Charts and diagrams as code
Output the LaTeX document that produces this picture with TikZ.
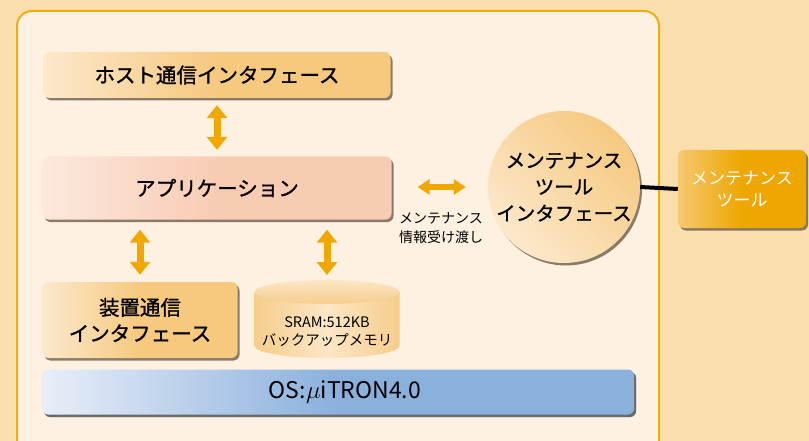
\documentclass[tikz,border=0pt]{standalone}
\usepackage{fontspec}
\setmainfont{Noto Sans CJK JP}
\newfontfamily\jpmed[FakeBold=1.2]{Noto Sans CJK JP}
\usetikzlibrary{arrows.meta,shadows}
\definecolor{pagebg}{HTML}{FBDEAE}
\definecolor{panelbg}{HTML}{FEF1E1}
\definecolor{panelline}{HTML}{F0AE10}
\definecolor{ifor}{HTML}{F6C97F}
\definecolor{iflight}{HTML}{FCE8CC}
\definecolor{appor}{HTML}{F8CCB3}
\definecolor{applight}{HTML}{FCE8DE}
\definecolor{osblue}{HTML}{8AB0DC}
\definecolor{oslight}{HTML}{E8EEF9}
\definecolor{toolor}{HTML}{EEA600}
\definecolor{toollight}{HTML}{F6C870}
\definecolor{arrowor}{HTML}{F0A800}
\definecolor{sramor}{HTML}{F6CD8C}
\definecolor{sramlight}{HTML}{FCE6C6}
\definecolor{shade}{HTML}{6E5E4C}
\begin{document}
\begin{tikzpicture}[x=1pt,y=-1pt,
    box/.style={rounded corners=6pt, minimum width=#1, inner sep=0pt, align=center,
        drop shadow={shadow xshift=2pt, shadow yshift=-2.5pt, fill=shade, opacity=0.8}},
    orbox/.style={box=#1, left color=iflight, right color=ifor, middle color=ifor},
    fat/.style={draw=arrowor, line width=7pt, {Triangle[length=13pt,width=20pt]}-{Triangle[length=13pt,width=20pt]}},
    big/.style={font=\fontsize{20.5}{26}\selectfont\jpmed}]
    \useasboundingbox (0,0) rectangle (809,441);
    \fill[pagebg] (0,0) rectangle (809,441);
    \draw[rounded corners=15pt, fill=panelbg, draw=panelline, line width=2pt] (17,11) rectangle (659,456);
    % boxes
    \node[orbox=347pt, minimum height=46pt, big] (host) at (217,75) {ホスト通信インタフェース};
    \node[box=349pt, minimum height=63pt, left color=applight, right color=appor, middle color=appor, big] (app) at (217,188) {アプリケーション};
    \node[orbox=195pt, minimum height=76pt, big] (dev) at (140,320) {装置通信\\インタフェース};
    \node[box=592pt, minimum height=45pt, left color=oslight, right color=osblue, middle color=osblue,
        drop shadow={shadow xshift=2pt, shadow yshift=-2.5pt, fill=osblue!50!black}] (os) at (338,392) {};
    \node[font=\fontsize{23}{28}\selectfont] (ostxt) at (345,392) {OS:$\mu$iTRON4.0};
    \node[circle, minimum size=152pt, inner sep=0pt, align=center, left color=iflight, right color=ifor, shading angle=135,
        drop shadow={shadow xshift=2pt, shadow yshift=-2.5pt, fill=shade, opacity=0.8}, font=\fontsize{19.5}{26.5}\selectfont\jpmed] (mti) at (564,187) {メンテナンス\\ツール\\インタフェース};
    \node[box=128pt, minimum height=78pt, left color=toollight, right color=toolor, middle color=toolor, text=white,
        font=\fontsize{17}{22}\selectfont] (tool) at (742,189) {メンテナンス\\ツール};
    % SRAM
    \path[left color=sramor, right color=sramor, middle color=sramlight] (254.5,292) -- (254.5,346)
        arc[start angle=180, end angle=360, x radius=72.5pt, y radius=12pt] -- (399.5,292) -- cycle;
    \path[top color=sramlight, bottom color=sramor] (327,292) ellipse[x radius=72.5pt, y radius=12pt];
    \coordinate (sramtop) at (327,280);
    \node[align=center, font=\fontsize{14.5}{18}\selectfont] (sram) at (327,332) {SRAM:512KB\\バックアップメモリ};
    % connectors
    \draw[fat, shorten <=7pt, shorten >=6.5pt] (host.south) -- (host.south |- app.north);
    \draw[fat, shorten <=10pt, shorten >=7pt] (app.south -| dev.north) -- (dev.north);
    \draw[fat, shorten <=10pt, shorten >=5pt] (app.south -| sramtop) -- (sramtop);
    \draw[fat, line width=6pt, {Triangle[length=12pt,width=15pt]}-{Triangle[length=12pt,width=15pt]},
        shorten <=26pt, shorten >=22pt] (mti.west -| app.east) -- (mti.west);
    \node[align=center, font=\fontsize{14}{19}\selectfont] (info) at (441,228) {メンテナンス\\情報受け渡し};
    \draw[line width=4pt] (mti.east) -- (tool.west);
\end{tikzpicture}
\end{document}
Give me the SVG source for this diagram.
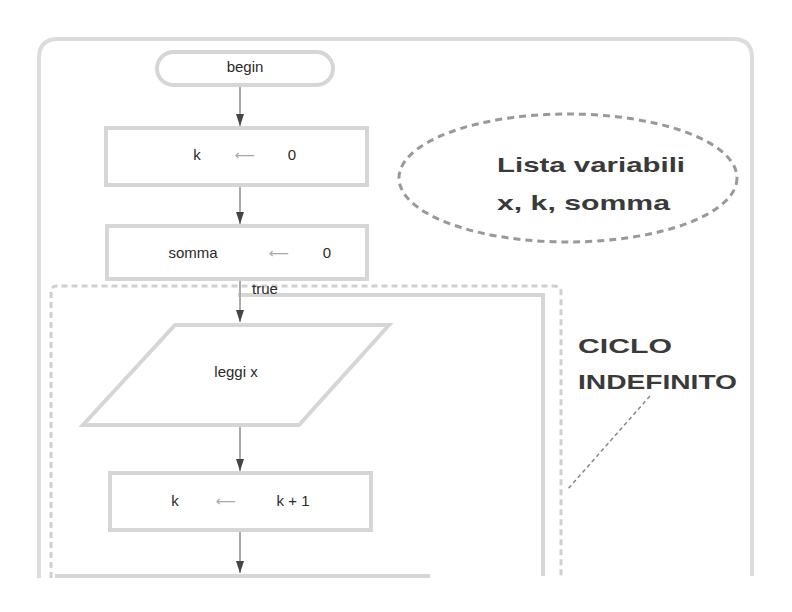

**Given task**:
Locate each line containing the string "this" and show it.

**In response**:
Output the LaTeX document that produces this picture with TikZ.
Give me the SVG source for this diagram.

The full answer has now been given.